Actually his perspective is quite reasonable. Go is in the other part of the spectrum than languages encouraging "left-pad"-type of libraries, and this is a good thing.
Not to mention we've have had decades of software development without automated package managers and people did just fine.
I've seen plenty of intelligent people acting pretty stupid.
As my psychology professor used to say. "Smart is how efficiently use your intelligence. Or don't."
So someone pretty low IQ can be smart - Forrest Gump. Or someone high IQ can be dumb occasionally - a professor so very attuned to his research topic at expense of everything else.
How is this relating to the alleged inexperience of the original author? Not sure what do you mean.
The above comment is merely pointing out that a 10y+ experienced language designer can still have naive viewpoints on application development. Anyone who's built a non-trivial userspace application knows that realistically you'll have to reach outside a particular languages standard library in most cases to provide value without reinventing wheels.
In other words: when someone's knowledge is disproportionately localized/siloed to their prospective subfield or domain of expertise, it does not necessitate generalization to others.

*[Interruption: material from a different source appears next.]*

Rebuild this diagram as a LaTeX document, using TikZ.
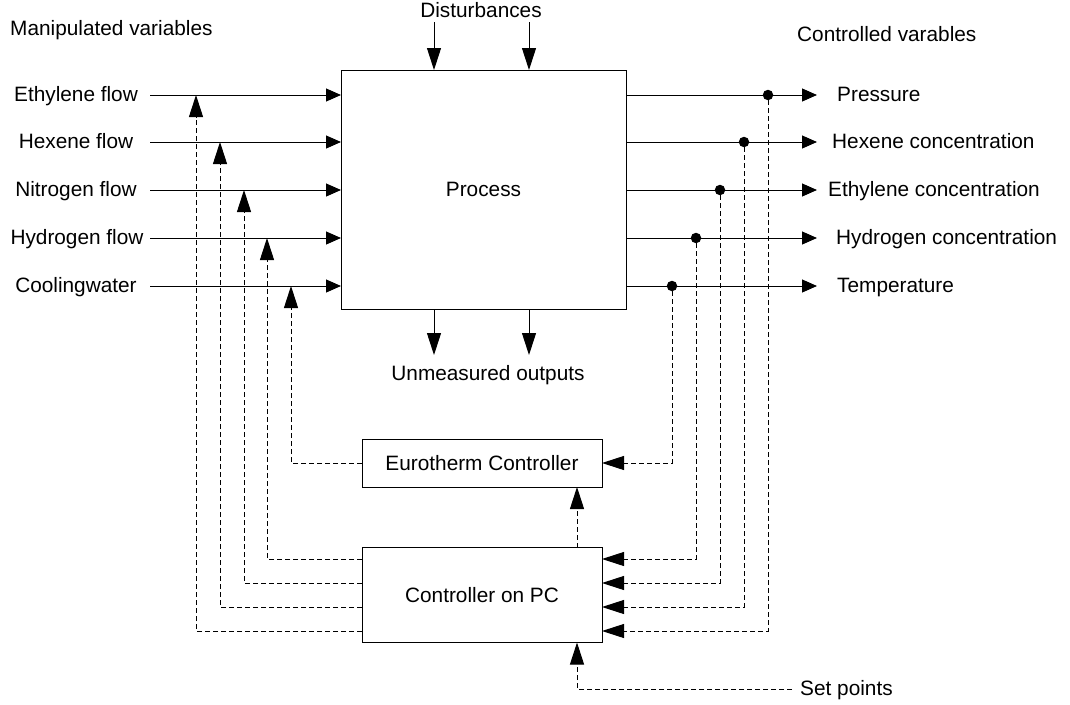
\documentclass[tikz,border=0pt]{standalone}
\usepackage{fontspec}
\setmainfont{Liberation Sans}
\usetikzlibrary{arrows.meta,positioning,calc}
\tikzset{
    blockbox/.style={draw, line width=1pt, inner sep=0pt, outer sep=0pt, align=center},
    sigarrow/.style={-{Triangle[length=15pt,width=13pt]}, line width=1pt},
    bigarrow/.style={-{Triangle[length=22pt,width=14pt]}, line width=1pt},
    fbline/.style={dash pattern=on 5pt off 3pt, line width=1pt}
}

\begin{document}
\begin{tikzpicture}[
    x=1pt, y=-1pt,
    font=\fontsize{20.8}{25}\selectfont,
    lbl/.style={inner sep=0pt},
    tapdot/.style={circle, fill, inner sep=0pt, minimum size=10.5pt}
]
\useasboundingbox (0,0) rectangle (1070,704);
\node[blockbox, minimum width=285pt, minimum height=239pt] (process) at (483.5,189.5) {Process};
\node[blockbox, minimum width=240pt, minimum height=48pt] (euro) at (482,463) {Eurotherm Controller};
\node[blockbox, minimum width=240pt, minimum height=95pt] (pc) at (482,595) {Controller on PC};

% headings
\node[lbl, anchor=base west] (manip) at (10,35) {Manipulated variables};
\node[lbl, anchor=base west] (contr) at (797,41.5) {Controlled varables};
\node[lbl, anchor=base] (dist) at (481,17) {Disturbances};
\node[lbl, anchor=base] (unmeas) at (488,380) {Unmeasured outputs};
\node[lbl, anchor=base west] (setp) at (800,695) {Set points};

% manipulated variables
\node[lbl, anchor=base] (ethflow) at (76,101) {Ethylene flow};
\node[lbl, anchor=base] (hexflow) at (76,148) {Hexene flow};
\node[lbl, anchor=base] (nitflow) at (76,196) {Nitrogen flow};
\node[lbl, anchor=base] (hydflow) at (77,244) {Hydrogen flow};
\node[lbl, anchor=base] (coolflow) at (76,292) {Coolingwater};
\coordinate (ethin) at (150,95);
\coordinate (hexin) at (150,142);
\coordinate (nitin) at (150,190);
\coordinate (hydin) at (150,238);
\coordinate (coolin) at (150,286);
\coordinate (ethact) at (196,95);
\coordinate (hexact) at (220,142);
\coordinate (nitact) at (244,190);
\coordinate (hydact) at (267,238);
\coordinate (coolact) at (291,286);

% controlled variables
\node[lbl, anchor=base west] (press) at (837,101) {Pressure};
\node[lbl, anchor=base west] (hexconc) at (832,148) {Hexene concentration};
\node[lbl, anchor=base west] (ethconc) at (828,196) {Ethylene concentration};
\node[lbl, anchor=base west] (hydconc) at (836,244) {Hydrogen concentration};
\node[lbl, anchor=base west] (temp) at (837,292) {Temperature};
\coordinate (pressout) at (817,95);
\coordinate (hexout) at (817,142);
\coordinate (ethout) at (817,190);
\coordinate (hydout) at (817,238);
\coordinate (tempout) at (817,286);

\draw[sigarrow] (ethin) -- (ethin -| process.west);
\draw[sigarrow] (hexin) -- (hexin -| process.west);
\draw[sigarrow] (nitin) -- (nitin -| process.west);
\draw[sigarrow] (hydin) -- (hydin -| process.west);
\draw[sigarrow] (coolin) -- (coolin -| process.west);

\draw[sigarrow] (process.east |- pressout) -- (pressout);
\draw[sigarrow] (process.east |- hexout) -- (hexout);
\draw[sigarrow] (process.east |- ethout) -- (ethout);
\draw[sigarrow] (process.east |- hydout) -- (hydout);
\draw[sigarrow] (process.east |- tempout) -- (tempout);

\node[tapdot] (tpress) at (768,95) {};
\node[tapdot] (thex) at (744,142) {};
\node[tapdot] (teth) at (720,190) {};
\node[tapdot] (thyd) at (696,238) {};
\node[tapdot] (ttemp) at (672,286) {};

% disturbances and unmeasured outputs
\coordinate (dist1) at (434,22);
\coordinate (dist2) at (529,22);
\coordinate (unm1) at (434,355);
\coordinate (unm2) at (529,355);
\draw[bigarrow] (dist1) -- (dist1 |- process.north);
\draw[bigarrow] (dist2) -- (dist2 |- process.north);
\draw[bigarrow] (unm1 |- process.south) -- (unm1);
\draw[bigarrow] (unm2 |- process.south) -- (unm2);

% feedback
\draw[fbline, bigarrow] (ttemp) |- (euro.east);
\draw[fbline, bigarrow] (euro.west) -| (coolact);
\draw[fbline, bigarrow] (thyd) |- ([yshift=36pt]pc.east);
\draw[fbline, bigarrow] (teth) |- ([yshift=12pt]pc.east);
\draw[fbline, bigarrow] (thex) |- ([yshift=-12pt]pc.east);
\draw[fbline, bigarrow] (tpress) |- ([yshift=-36pt]pc.east);
\draw[fbline, bigarrow] ([yshift=36pt]pc.west) -| (hydact);
\draw[fbline, bigarrow] ([yshift=12pt]pc.west) -| (nitact);
\draw[fbline, bigarrow] ([yshift=-12pt]pc.west) -| (hexact);
\draw[fbline, bigarrow] ([yshift=-36pt]pc.west) -| (ethact);
\draw[fbline, bigarrow] ([xshift=95pt]pc.north) -- ([xshift=95pt]euro.south);
\coordinate (spend) at (792,689);
\draw[fbline, bigarrow] (spend) -| ([xshift=95pt]pc.south);
\end{tikzpicture}
\end{document}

I'm certainly not saying this is the case with this particular individual, as I'm personally not familiar with their background. I'm simply stating that it's a plausible explanation for when experts in one domain make naive assertions about another domain they might not have the same experience in.
11 replies →
Thank you?
Is it "quite successful"? How would I distinguish such a "quite successful" language from say Hare or V or are these all "successful" in your mind?
I know very few people using Hare, especially since it only works on "FOSS platforms". And I will still maintain that V is vapourware. They still have the same false claims on the website that they've had from the beginning for ~6 years.
Odin is "successful enough" so far. Also, you know about it, so that says something.
I know about Hare and V too, so, then what exactly does it say for me to know about a programming language? Not much.
I have technically written more Odin than Hare (one Godbolt example, arguably two if you count my explaining how to modify the example to illustrate another problem) but that just means I have more justification to say I don't like it.
I've written a lot more Scheme and I had so thoroughly forgotten writing Scheme that I had to go read the source for myself when I got email about it decades later to be sure it wasn't just a coincidence of author names.
I'm not convinced there is space for any of the "C successor" languages in the twenty-first century and in the event space is made or given for one I doubt there'll somehow be room for more. So with today's field I would bet on Zig.
1 reply →
There's commercial software produced in Odin that has made money. Not sure the same can be said of Hare or V.
Why the need for distinguishing and an urge for comparison? We're talking about Odin, that's it. As a project that (as I understand) didn't have any big corp investment, it's impressive.
The claim was that we should assume Odin's author is experienced because he wrote a successful language. If we've decided it doesn't matter whether it's successful then the claim was entirely circular. Yes, the creator of Odin is indeed its creator. Nobody was disputing that.